Не менее важным было для Т. И. Райнова и общение с кругом исследователей Харьковской лингвистической школы, прежде всего с Д. Н. Овсянико-Куликовским. Именно через этот круг он вошел в число авторов сборника «Вопросы теории и психологии творчества», проникся идеями А. А. Потебни и В. Гумбольдта. «Внутренней формой слова» он начал интересоваться задолго до поступления в ГАХН. Таким образом, образовывался еще один мост между сферой его научных интересов и творчеством Г. Г. Шпета.
Первая опубликованная статья Т. И. Райнова, «Лирика научно-философского творчества» (1911), является своего рода откликом на некоторые идеи Д. Н. Овсянико-Куликовского. В центре ее – понятие «психического ритма». Сам теоретический итог этого этюда довольно скромен: « процесс психологического осознания логической категории необходимости есть источник ритма и лиризма» . [213] Он же. Лирика научно-философского творчества. С. 309.
Как говаривал Гегель, « голый результат есть труп, оставивший позади себя тенденцию »… Так вот о тенденции.
Эпиграф к статье взят из «Этики» Спинозы – о невозмутимости мудреца. Спиноза, как выясняется, не «пантеист», подобно «великому язычнику» Гёте, а панкосмист. Его религия – amor Dei intellectualis – описывается как имеющая свой ритм «лирическая эмоция», проникнутая самопреодолением, устранением «яйности» (Ichheit). Спиноза – едва ли не предтеча квиетизма и Фенелона. Он – ярчайший представитель «лирического» философствования, эмоция которого есть эмоция логического, систематического ритма. Она проникнута переживанием «антииндивидуационным» и eo ipso «бескорыстным».
Многим был обязан Райнов и А. А. Потебне. Неслучайно он посвятил творчеству знаменитого филолога целую монографию. [214] Он же. Александр Афанасьевич Потебня.
«Так интенсивно мыслить, так далеко видеть, как Потебня, – пишет он, – не умел никто из его современников.

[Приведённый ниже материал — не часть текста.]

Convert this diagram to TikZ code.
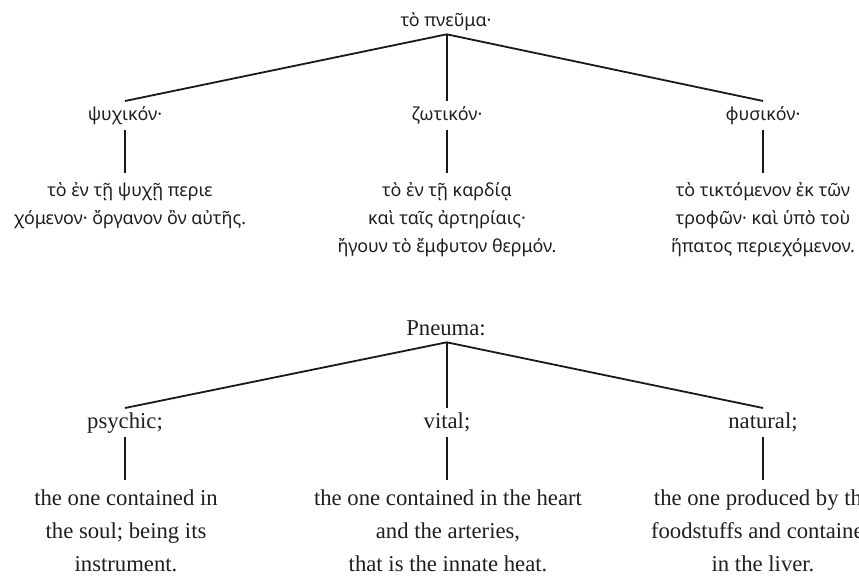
\documentclass[tikz,border=0pt]{standalone}
\usepackage{fontspec}
\setmainfont{Liberation Serif}
\newfontfamily\greekfont{Noto Sans}
\begin{document}
\begin{tikzpicture}[x=1pt,y=-1pt,
  eng/.style={font=\fontsize{22.7}{33}\selectfont, anchor=base, inner sep=0pt, align=center, text=black!88},
  grk/.style={font=\greekfont\fontsize{17.9}{28}\selectfont, anchor=base, inner sep=0pt, align=center, text=black!88},
  branch/.style={line width=1.8pt, black!90}]
\useasboundingbox (0,0) rectangle (859,578);
\clip (0,0) rectangle (859,578);

% ---- Greek tree ----
% multi-line nodes are placed by the baseline of their last line
\node[grk] (groot) at (446,27) {τὸ πνεῦμα·};
\coordinate (gj) at (446.7,34.3);
\node[grk] (gpsy) at (125,120) {ψυχικόν·};
\node[grk] (gvit) at (447,120) {ζωτικόν·};
\node[grk] (gnat) at (763,120) {φυσικόν·};
\coordinate (gpsyT) at (125,101);
\coordinate (gvitT) at (446.7,101);
\coordinate (gnatT) at (763,101);
\node[grk] (gpsyL) at (130,224) {τὸ ἐν τῇ ψυχῇ περιε\\χόμενον· ὄργανον ὂν αὐτῆς.};
\node[grk] (gvitL) at (447,252) {τὸ ἐν τῇ καρδίᾳ\\καὶ ταῖς ἀρτηρίαις·\\ἤγουν τὸ ἔμφυτον θερμόν.};
\node[grk] (gnatL) at (763,252) {τὸ τικτόμενον ἐκ τῶν\\τροφῶν· καὶ ὑπὸ τοὺ\\ἥπατος περιεχόμενον.};

\draw[branch] (gj) -- (gpsyT);
\draw[branch] (gj) -- (gvitT);
\draw[branch] (gj) -- (gnatT);
\draw[branch] (gpsy.south |- 0,130) -- (gpsy.south |- 0,173);
\draw[branch] (gvit.south |- 0,130) -- (gvit.south |- 0,173);
\draw[branch] (gnat.south |- 0,130) -- (gnat.south |- 0,173);

% ---- English tree ----
\node[eng] (eroot) at (446,335) {Pneuma:};
\coordinate (ej) at (446.7,342.3);
\node[eng] (epsy) at (125,428) {psychic;};
\node[eng] (evit) at (447,428) {vital;};
\node[eng] (enat) at (763,428) {natural;};
\coordinate (epsyT) at (125,408);
\coordinate (evitT) at (446.7,408);
\coordinate (enatT) at (763,408);
\node[eng] (epsyL) at (126,571) {the one contained in\\the soul; being its\\instrument.};
\node[eng] (evitL) at (448,571) {the one contained in the heart\\and the arteries,\\that is the innate heat.};
\node[eng] (enatL) at (763,571) {the one produced by the\\foodstuffs and contained\\in the liver.};

\draw[branch] (ej) -- (epsyT);
\draw[branch] (ej) -- (evitT);
\draw[branch] (ej) -- (enatT);
\draw[branch] (epsy.south |- 0,437) -- (epsy.south |- 0,480);
\draw[branch] (evit.south |- 0,437) -- (evit.south |- 0,480);
\draw[branch] (enat.south |- 0,437) -- (enat.south |- 0,480);
\end{tikzpicture}
\end{document}
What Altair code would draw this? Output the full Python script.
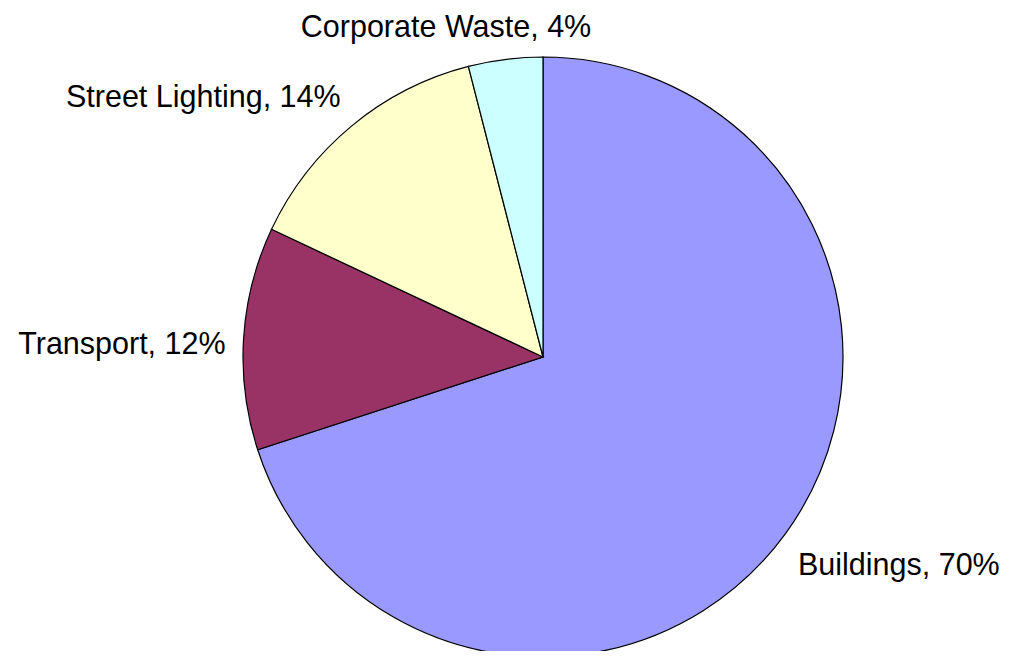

Его фигура – пророческая: она обращена всегда в сторону будущего». [215] Он же. Очерки по истории русской философии 50–60-х годов [XIX в.]. 1919–1920 // НИОР РГБ. Ф. 441. Оп. 1. Ед. хр. 21. Л. 48.
Райнова вдохновляет у Потебни философия языка как деятельности. Сознание не пассивно отражает мир ставших и «застывших» вещей. Оно – начало деятельное, организующее, вводящее дискретность во внешний поток впечатлений. Потому в языке первородство принадлежит «глаголу», «деятельности», «энергии», из которых затем – «существительное», «продукт», «эргон»… Потебня усилил канто-фихтевскую установку Райнова, воспринятую через А. С. Лаппо-Данилевского.
Неокантианские симпатии Райнова с полной наглядностью проявились в двух основных его теоретических работах дореволюционного периода – «Введение в феноменологию творчества» (1912) и «Теория искусства Канта в связи с его теорией науки» (1914–1915).
В первой основные ориентиры ясно обозначены и самой постановкой проблемы, и личными признаниями и оценками. Идейные маяки – это прежде всего В. Виндельбанд, Г. Риккерт, Г. Коген. Но на неокантианцах Райнов отнюдь не склонен замыкаться. Он охотно прибегает и к гегелевской логике, «Голгофе духа», и к построениям А. Бергсона.
«Критика чистого разума, – пишет Райнов, – есть настольная книга для всякого, кто хочет отдать себе отчет в смысле и пределах творчества. Платон и Аристотель до Канта, и Гегель – после Канта, вот, думается нам, наши учителя в этом отношении». [216] Т. Райнов. Введение в феноменологию творчества. С. 57.
В иных принципиальных моментах (как, например, при трактовке субстанционального изменения ) он ощущает потребность «утилизации гегелевской терминологии», [217] Там же. С. 18.
но проблему иррационального вместе с неокантианцами склонен ставить «скорее в духе Фихте, чем Гегеля». [218] Там же. С. 83.
Да и не только иррационального. Как уже отмечено выше, у Райнова сознание есть творческое начало, активно запечатлевающее себя на объекте, выделяющее и даже порождающее его, а отнюдь не себя в нем «узнающее». Оно «организует» мир, устанавливает в нем ценности, оно разводит природу и культуру. «Совокупность ценностей, как опредмечивающих единств, есть культура. Совокупность предметов, ставших предметами благодаря ценностям, есть природа». Феноменология творчества есть аксиология, наука о ценностях. [219] Там же. С. 75–76.
«Культура и природа en grand воспроизводят очертания ценности и предмета» . [220] Там же. С. 71.